# will adding fish to my tank help?



## quinn808 (Jul 12, 2013)

Some of my plants are starting to fall apart and die... and it isnt a drastic thing, the lighting im sure is ok because the plants have been fine for several months but I just noticed that they are starting to look ugly and are starting to fall apart in my tank. Would adding more fish help my tank?


----------



## Marshall (Jul 8, 2013)

are you dosing any ferts, have you made any recent changes to the setup, how often do you change water?

sometimes plants will melt a little just from being moved around in the tank


----------



## majerah1 (Oct 29, 2010)

What kind of plants are they? What is your light and the schedule? Ferts and stocking/ substrate? Pics of the plants?


----------



## quinn808 (Jul 12, 2013)

Marshall said:


> are you dosing any ferts, have you made any recent changes to the setup, how often do you change water?
> 
> sometimes plants will melt a little just from being moved around in the tank


Ummm no I stopped dosing ferts. And I havent made any changes. Also I have one t5h0 bulb and one regular t5 bulb both that stay on for 6 hours. Do you think adding fish would help make the plants healthy?


----------



## Marshall (Jul 8, 2013)

if its the tank in your sig, you are already pushing max stocking with the SAEs


----------



## susankat (Nov 15, 2008)

Nope, the right kind of ferts and lighting will help but fish don't give enough nutrients to really make them do good.


----------



## Raymond S. (Jan 11, 2013)

Doesn't actually prove it but if the plants were doing good and you stopped dosing ferts and now they don't look fine any more
it would seem like you might start the ferts back as you had them.
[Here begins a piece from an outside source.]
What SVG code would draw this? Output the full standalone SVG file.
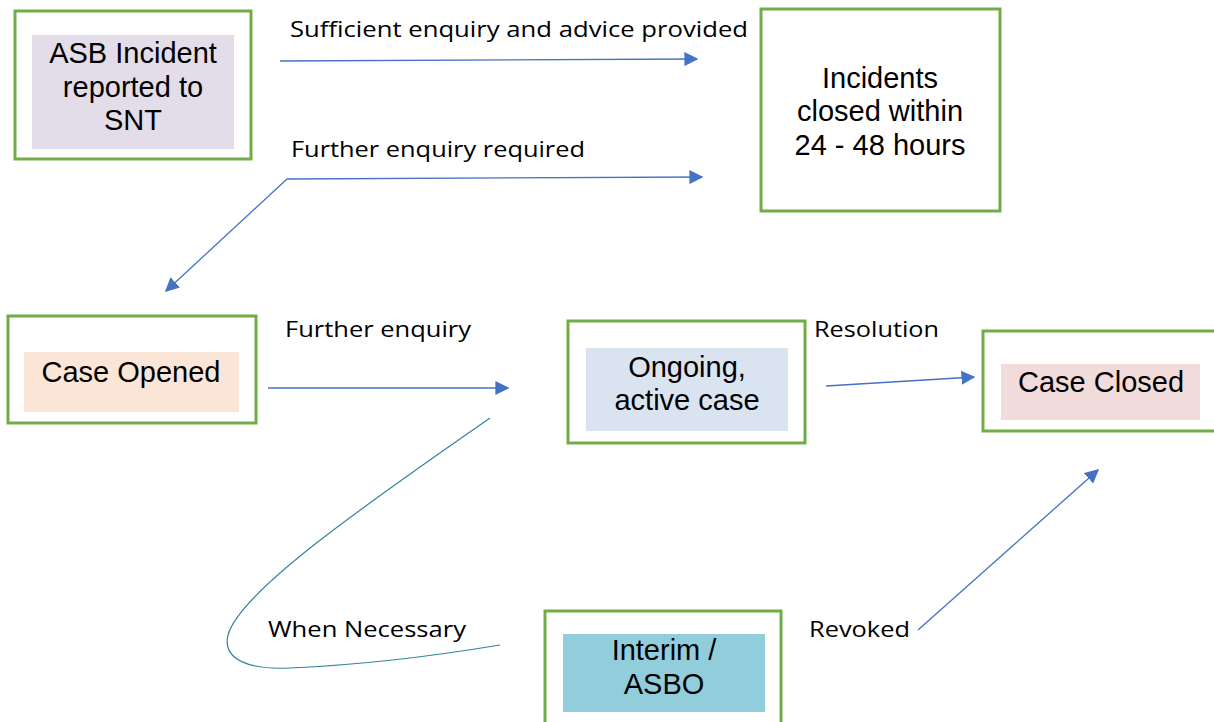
<svg xmlns="http://www.w3.org/2000/svg" width="1214" height="722" viewBox="0 0 1214 722">
<style>
.box{fill:#fff;stroke:#70AD47;stroke-width:3}
.nt{font-family:"Liberation Sans",Arial,sans-serif;font-size:29px;fill:#000;text-anchor:middle}
.lb{font-family:"Open Sans","Liberation Sans",sans-serif;font-size:22px;fill:#000}
.ar{fill:none;stroke:#4472C4;stroke-width:1.3;marker-end:url(#ah)}
</style>
<defs>
<marker id="ah" viewBox="0 0 10 10" refX="9" refY="5" markerWidth="14" markerHeight="14" markerUnits="userSpaceOnUse" orient="auto">
<path d="M0,0 L10,5 L0,10 z" fill="#4472C4"/>
</marker>
</defs>
<rect width="1214" height="722" fill="#fff"/>
<g id="n1">
<rect class="box" x="15" y="11" width="236" height="148"/>
<rect x="32" y="35" width="202" height="114" fill="#E3DDEA"/>
<text class="nt" x="133" y="63">ASB Incident</text>
<text class="nt" x="133" y="97">reported to</text>
<text class="nt" x="133" y="130">SNT</text>
</g>
<g id="n2">
<rect class="box" x="761" y="9" width="239" height="202"/>
<text class="nt" x="880" y="88">Incidents</text>
<text class="nt" x="880" y="121">closed within</text>
<text class="nt" x="880" y="155">24 - 48 hours</text>
</g>
<g id="n3">
<rect class="box" x="8" y="316" width="248" height="107"/>
<rect x="24" y="352" width="215" height="60" fill="#FBE5D6"/>
<text class="nt" x="131" y="382">Case Opened</text>
</g>
<g id="n4">
<rect class="box" x="568" y="321" width="237" height="122"/>
<rect x="586" y="348" width="202" height="83" fill="#DAE3F0"/>
<text class="nt" x="687" y="377">Ongoing,</text>
<text class="nt" x="687" y="410">active case</text>
</g>
<g id="n5">
<rect class="box" x="983" y="331" width="240" height="100"/>
<rect x="1001" y="364" width="199" height="56" fill="#F2DCDB"/>
<text class="nt" x="1101" y="392">Case Closed</text>
</g>
<g id="n6">
<rect class="box" x="545" y="611" width="236" height="120"/>
<rect x="563" y="634" width="202" height="78" fill="#92CDDC"/>
<text class="nt" x="664" y="660">Interim /</text>
<text class="nt" x="664" y="694">ASBO</text>
</g>
<g id="connectors">
<path class="ar" d="M280,61 L697,59"/>
<path class="ar" d="M287,179 L702,177"/>
<path class="ar" d="M287,179 L166,291"/>
<path class="ar" d="M268,388 L508,388"/>
<path class="ar" d="M826,386 L974,377"/>
<path class="ar" d="M918,630 L1098,470"/>
<path d="M490,418 C380,495 240,590 228,635 C222,660 250,670 290,668 C360,665 440,655 500,645" fill="none" stroke="#31849B" stroke-width="1.2"/>
<text class="lb" x="290" y="37" textLength="458" lengthAdjust="spacingAndGlyphs">Sufficient enquiry and advice provided</text>
<text class="lb" x="291" y="157" textLength="294" lengthAdjust="spacingAndGlyphs">Further enquiry required</text>
<text class="lb" x="285" y="337" textLength="186" lengthAdjust="spacingAndGlyphs">Further enquiry</text>
<text class="lb" x="814" y="337" textLength="125" lengthAdjust="spacingAndGlyphs">Resolution</text>
<text class="lb" x="268" y="637" textLength="198" lengthAdjust="spacingAndGlyphs">When Necessary</text>
<text class="lb" x="809" y="637" textLength="101" lengthAdjust="spacingAndGlyphs">Revoked</text>
</g>
</svg>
This is not going to happen over night either.
The parts that are bad looking will probably stay that way.
Once a plant is damaged the parts which are will stay that way most likely. But if putting the ferts back does help them
it will only show in the new growth.
If you stopped dosing the ferts cause you were getting algae it's not the fault of the ferts but you have med light level
in there which is too high for that tank without the other things to go/w it. You can cut the light by raising the fixture
higher above the tank or placing screen wire between the bulbs and the water.
If there is some other reason you stopped the ferts...let us know.
Pictures of the whole tank and of the plants from close would help.


----------



## quinn808 (Jul 12, 2013)

Raymond S. said:


> Doesn't actually prove it but if the plants were doing good and you stopped dosing ferts and now they don't look fine any more
> it would seem like you might start the ferts back as you had them. This is not going to happen over night either.
> The parts that are bad looking will probably stay that way.
> Once a plant is damaged the parts which are will stay that way most likely. But if putting the ferts back does help them
> ...


Ok so I have too much light for my tank? Also there is no real reason for me stopping the ferts, but maybe its time for me to invest in a little c02.


----------



## susankat (Nov 15, 2008)

Yes for the size of tank, you are sitting at high light levels. Raise your lights some, add co2 even if its diy. Also what kind of ferts are you using? Liquid ferts don't contain everything that is needed.


----------



## quinn808 (Jul 12, 2013)

susankat said:


> Yes for the size of tank, you are sitting at high light levels. Raise your lights some, add co2 even if its diy. Also what kind of ferts are you using? Liquid ferts don't contain everything that is needed.


Im using liquid c02 and liquid potassium and iron I think...


----------



## Raymond S. (Jan 11, 2013)

"Ok so I have too much light for my tank? Also there is no real reason for me stopping the ferts, but maybe its time for me to invest in a little c02."

I have two T5HO bulbs in my ten G tank. I like and try to produce algae just for the record before I say this. I get a fair amount of
algae with two T5HO bulbs and my tank is the same height as yours. If that Avitar picture is anything like the amount of plants
you have in your tank, it might explain why you don't already have algae in yours. Since the ferts you were dosing were at best
minimal, and with lots of plants, the algae has no nutrients to live off of. When you say liquid CO2 I assume you mean Excel.
Really that is not enough if you add any good ferts to the tank/w the light you have.
DIY CO2 is much better than Excel from what I've been told by people here and don't cost much to start up.
There are complete video's on You Tube showing how to make it. Just put DIY CO2 into search on there.
If you look at a list of the ingredients for ferts...Potassium is the main one which explains why your plants were doing well
but also why they got bad when you stopped cause you took away all of their food.
But I will say that Excel does cut down on the amount of algae you might/could have. So I would use that till your plants
are growing well again before stopping it after you add what ever CO2 you are going to use.


----------



## quinn808 (Jul 12, 2013)

Raymond S. said:


> "Ok so I have too much light for my tank? Also there is no real reason for me stopping the ferts, but maybe its time for me to invest in a little c02."
> 
> I have two T5HO bulbs in my ten G tank. I like and try to produce algae just for the record before I say this. I get a fair amount of
> algae with two T5HO bulbs and my tank is the same height as yours. If that Avitar picture is anything like the amount of plants
> ...


I recently trimmed a bunch of those plants out... which I regret but I will continue with the fertilizers and maybe someone could link me to a good c02 kit that I could order.


----------



## susankat (Nov 15, 2008)

For ferts you need a good comprehensive, micros and macros. Dry ferts are the cheapest way to go, but it would last you for years on one small tank.


----------